Inside the BBC’s strategy document were numbers. Lots of numbers. It has set 2020 targets for the on-air, cross-genre portrayal of women (who it said would have half of all on-air roles), people with disabilities (8 per cent), LGBT people (8 per cent) and black, Asian and ethnic minorities (15 per cent, reflecting the demographic make-up of the UK).
Lead roles were specified as part of this diversity promise to avoid a situation whereby under-drawn characters from minority groups only ever pop up in the background to advance the story of the white lead. That was only the beginning. To encourage applications, “potential staff” from under-represented groups would receive CV and interview coaching.
Removing names
Then, in a bid to level up the socioeconomic playing field, the BBC plans to anonymise the CVs submitted for “all core roles”, removing the names and background details of candidates so that they were judged purely on experience.
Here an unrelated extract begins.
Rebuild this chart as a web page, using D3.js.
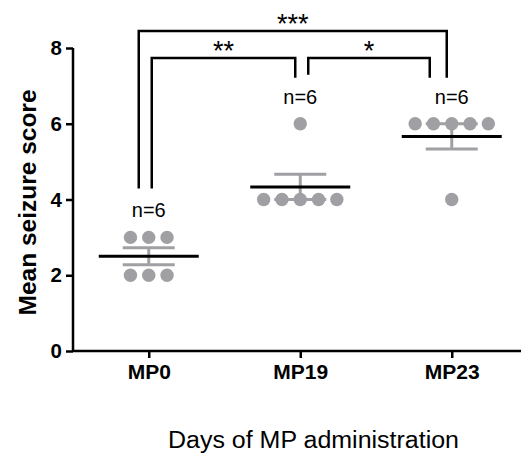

There goes your white, middle-class privilege.
Some people love nothing more than to rage against positive discrimination, invoking the word “merit” as if it is decades of dedication to the principle of “merit” that has gifted us the current status quo. But “blind CVs” do not, in any case, fall into the category of positive discrimination. They are simply the removal of prejudice, subconscious or otherwise, from the first part of the recruitment process.
That the whole concept feels like the polar opposite of how many media gigs are divvied up today renders it even more beautiful. Sadly, it feels unlikely ever to be replicated in an Irish industry where one’s surname still counts for so much. And given that gender balance remains so bizarrely elusive, it’s hard to hold out hope that the media will locate its other missing faces and voices.
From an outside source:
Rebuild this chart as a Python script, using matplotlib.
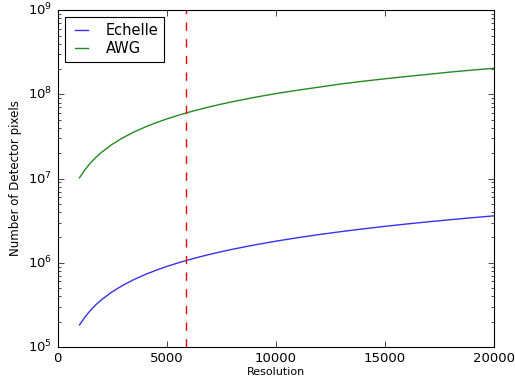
import matplotlib
matplotlib.use("Agg")
import matplotlib.pyplot as plt

plt.style.use("classic")

resolution = [1000, 1250, 1500, 1750, 2000, 2500, 3000, 3500, 4000, 4500, 5000, 5500, 6000, 6500,
              7000, 7500, 8000, 9000, 10000, 11000, 12000, 13000, 14000, 15000, 16000, 17000,
              18000, 19000, 20000]
echelle = [1.82e5, 2.26e5, 2.71e5, 3.16e5, 3.61e5, 4.51e5, 5.41e5, 6.31e5, 7.21e5, 8.11e5,
           9.01e5, 9.91e5, 1.08e6, 1.17e6, 1.26e6, 1.35e6, 1.44e6, 1.62e6, 1.80e6, 1.98e6,
           2.16e6, 2.34e6, 2.52e6, 2.70e6, 2.88e6, 3.06e6, 3.24e6, 3.42e6, 3.60e6]
awg = [1.02e7, 1.27e7, 1.53e7, 1.78e7, 2.04e7, 2.55e7, 3.06e7, 3.57e7, 4.08e7, 4.59e7,
       5.10e7, 5.61e7, 6.12e7, 6.63e7, 7.14e7, 7.65e7, 8.16e7, 9.18e7, 1.02e8, 1.12e8,
       1.22e8, 1.33e8, 1.43e8, 1.53e8, 1.63e8, 1.73e8, 1.84e8, 1.94e8, 2.04e8]
cut_resolution = 5900

fig = plt.figure(figsize=(5.15, 3.77), dpi=100, facecolor="white")
ax = fig.add_axes([0.112, 0.08, 0.847, 0.893])
ax.plot(resolution, echelle, color="#3333ee", lw=1, label="Echelle")
ax.plot(resolution, awg, color="#228b22", lw=1, label="AWG")
ax.axvline(cut_resolution, color="r", ls="--", lw=1)
ax.set_yscale("log")
ax.set_xlim(0, 20000)
ax.set_ylim(1e5, 1e9)
ax.set_xticks([0, 5000, 10000, 15000, 20000])
ax.tick_params(labelsize=9.5)
ax.set_xlabel("Resolution", fontsize=8, labelpad=1)
ax.set_ylabel("Number of Detector pixels", fontsize=8.5, labelpad=4)
leg = ax.legend(loc="upper left", fontsize=10.5, handlelength=1.5, handletextpad=0.9,
                borderpad=0.4, labelspacing=0.2)
leg.get_frame().set_linewidth(0.8)
for s in ax.spines.values():
    s.set_linewidth(0.8)
fig.savefig("out.png", dpi=100, facecolor="white")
In the past, RTÉ’s official literature on diversity has name-checked everything from the Irish language (which should, and now does, have a strategy all to itself) to comedy stereotypes, which it noted “were not funny for the stereotyped”. Quite.
This time around, some ambition, some concrete measures against which its strategy can be judged a success or a failure, would send out the right signal, both to its licence fee-paying audience and to the other institutions in Ireland that operate under the white, middle- class, male default and are offensively happy to carry on doing so.